## Given material
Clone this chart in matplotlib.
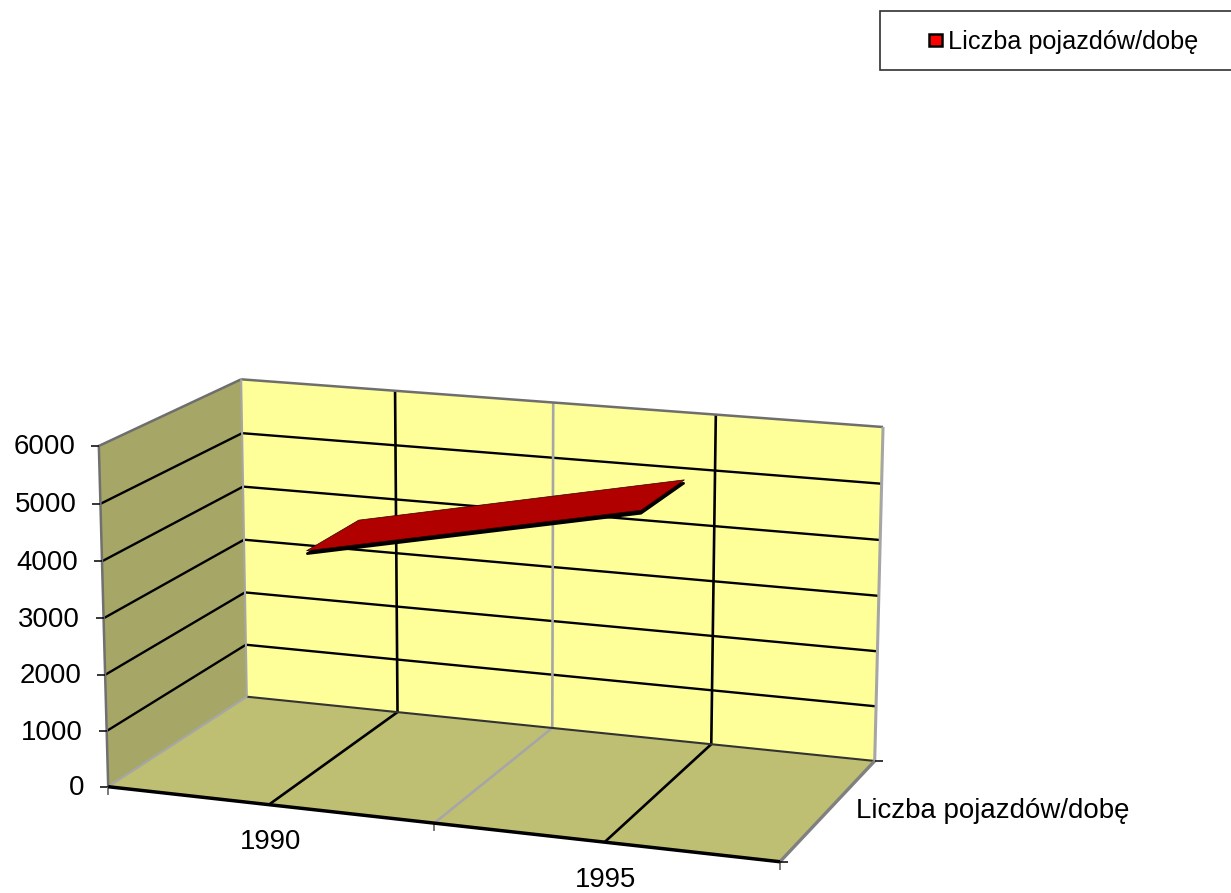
import numpy as np
import matplotlib
matplotlib.use("Agg")
import matplotlib.pyplot as plt
from matplotlib.patches import Polygon, Rectangle

plt.rcParams['font.family'] = ['Liberation Sans', 'DejaVu Sans']

# ---- data ----
categories = ['1990', '1995']
values = [4020, 5220]
series_name = 'Liczba pojazdów/dobę'
value_ticks = [0, 1000, 2000, 3000, 4000, 5000, 6000]
VMAX = 6000

# ---- camera calibration: box corners (u, v, w) -> picture pixels ----
box_3d = [(0, 0, 0), (0, 1, 0), (1, 0, 0), (0, 0, 1), (0, 1, 1), (1, 0, 1), (1, 1, 1)]
box_px = [(108.3, 786.7), (98.7, 446), (780, 861.7), (246.7, 696.7),
          (241.3, 379.3), (874.7, 761), (883, 427)]
A, b = [], []
for (u, v, w), (x, y) in zip(box_3d, box_px):
    A.append([u, v, w, 1, 0, 0, 0, 0, -x*u, -x*v, -x*w]); b.append(x)
    A.append([0, 0, 0, 0, u, v, w, 1, -y*u, -y*v, -y*w]); b.append(y)
m = np.linalg.lstsq(np.array(A), np.array(b), rcond=None)[0]
P = np.append(m, 1).reshape(3, 4)


def pr(u, val, w):
    h = P @ np.array([u, val / VMAX, w, 1.0])
    return (h[0] / h[2], h[1] / h[2])


W, H = 1231, 893
fig = plt.figure(figsize=(W / 100, H / 100), dpi=100)
ax = fig.add_axes([0, 0, 1, 1])
ax.set_xlim(0, W)
ax.set_ylim(H, 0)
ax.axis('off')

FS = 19.9
FS_LEG = 18.2
WALL, SIDE, FLOOR = '#FFFF99', '#A6A666', '#BFBF73'
GRID, GRAY, DGRAY = '#000000', '#A6A6A6', '#6E6E6E'


def face(pts, c):
    ax.add_patch(Polygon(pts, closed=True, fc=c, ec='none', zorder=1))


def seg(a, b_, c=GRID, lw=1.7, z=2):
    ax.plot([a[0], b_[0]], [a[1], b_[1]], color=c, lw=lw, zorder=z, solid_capstyle='butt')


# walls and floor
face([pr(0, 0, 1), pr(1, 0, 1), pr(1, VMAX, 1), pr(0, VMAX, 1)], WALL)
face([pr(0, 0, 0), pr(0, 0, 1), pr(0, VMAX, 1), pr(0, VMAX, 0)], SIDE)
face([pr(0, 0, 0), pr(1, 0, 0), pr(1, 0, 1), pr(0, 0, 1)], FLOOR)

# value gridlines
for t in value_ticks[1:-1]:
    seg(pr(0, t, 0), pr(0, t, 1))
    seg(pr(0, t, 1), pr(1, t, 1))

# category gridlines: at category centres and boundaries
n = len(categories)
for i in range(1, 2 * n):
    u = i / (2 * n)
    col = GRAY if i % 2 == 0 else GRID
    seg(pr(u, VMAX, 1), pr(u, 0, 1), col, 1.9)
    seg(pr(u, 0, 1), pr(u, 0, 0), col, 1.9)

# box edges
seg(pr(0, 0, 1), pr(1, 0, 1), '#333333', 1.5)
seg(pr(0, VMAX, 1), pr(1, VMAX, 1), DGRAY, 1.8)
seg(pr(0, VMAX, 0), pr(0, VMAX, 1), DGRAY, 1.8)
seg(pr(0, 0, 1), pr(0, VMAX, 1), GRAY, 1.5)
seg(pr(1, 0, 1), pr(1, VMAX, 1), GRAY, 2.2)
seg(pr(0, 0, 0), pr(0, 0, 1), GRAY, 1.6)
seg(pr(0, 0, 0), pr(0, VMAX, 0), '#707070', 1.8)
seg(pr(1, 0, 0), pr(1, 0, 1), '#808080', 2.4)
seg(pr(0, 0, 0), pr(1, 0, 0), '#000000', 2.5, 3)

# value axis ticks and labels
for t in value_ticks:
    x, y = pr(0, t, 0)
    seg((x - 8, y), (x, y), '#000000', 1.1)
    ax.text(x - 23.5, y + 1.5, str(t), ha='right', va='center', fontsize=FS, color='black')

# category ticks and labels
for i in range(0, n + 1):
    x, y = pr(i / n, 0, 0)
    seg((x, y), (x, y + 8), '#707070', 1.3)
for i, c in enumerate(categories):
    x, y = pr((i + 0.5) / n, 0, 0)
    ax.text(x + 1.2, y + 37.5, c, ha='center', va='center', fontsize=FS, color='black')

# depth ticks and label
x, y = pr(1, 0, 1)
seg((x, y), (x + 8, y), '#000000', 1.1)
x, y = pr(1, 0, 0)
seg((x, y), (x + 8, y), '#000000', 1.1)
ax.text(856, 811.5, series_name, ha='left', va='center', fontsize=FS, color='black')

# line ribbon
W1, W2 = 0.30, 0.70
THICK = 55
us = [(i + 0.5) / n for i in range(n)]
top = [pr(us[0], values[0], W1), pr(us[0], values[0], W2),
       pr(us[1], values[1], W2), pr(us[1], values[1], W1)]
low = [pr(us[0], values[0] - THICK, W1), pr(us[0], values[0] - THICK, W2),
       pr(us[1], values[1] - THICK, W2), pr(us[1], values[1] - THICK, W1)]
ax.add_patch(Polygon(low, closed=True, fc='black', ec='black', lw=1.6, zorder=4))
ax.add_patch(Polygon(top, closed=True, fc='#B00000', ec='#300000', lw=0.5, zorder=5))

# legend
ax.add_patch(Rectangle((880, 11), 360, 59, fc='white', ec='#303030', lw=1.2, zorder=6))
ax.add_patch(Rectangle((929, 34), 13, 12, fc='#FF0000', ec='black', lw=1.8, zorder=7))
ax.text(947.5, 41.5, series_name, ha='left', va='center', fontsize=FS_LEG, color='black', zorder=7)

fig.savefig('out.png', dpi=100)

## What you need to do
Repeat the lines of the listing above verbatim, beginning at its first line and ending at the line containing "VMAX = 6000", which is included. Omit pictures.

## Reply to the exercise
Clone this chart in matplotlib.
import numpy as np
import matplotlib
matplotlib.use("Agg")
import matplotlib.pyplot as plt
from matplotlib.patches import Polygon, Rectangle

plt.rcParams['font.family'] = ['Liberation Sans', 'DejaVu Sans']

# ---- data ----
categories = ['1990', '1995']
values = [4020, 5220]
series_name = 'Liczba pojazdów/dobę'
value_ticks = [0, 1000, 2000, 3000, 4000, 5000, 6000]
VMAX = 6000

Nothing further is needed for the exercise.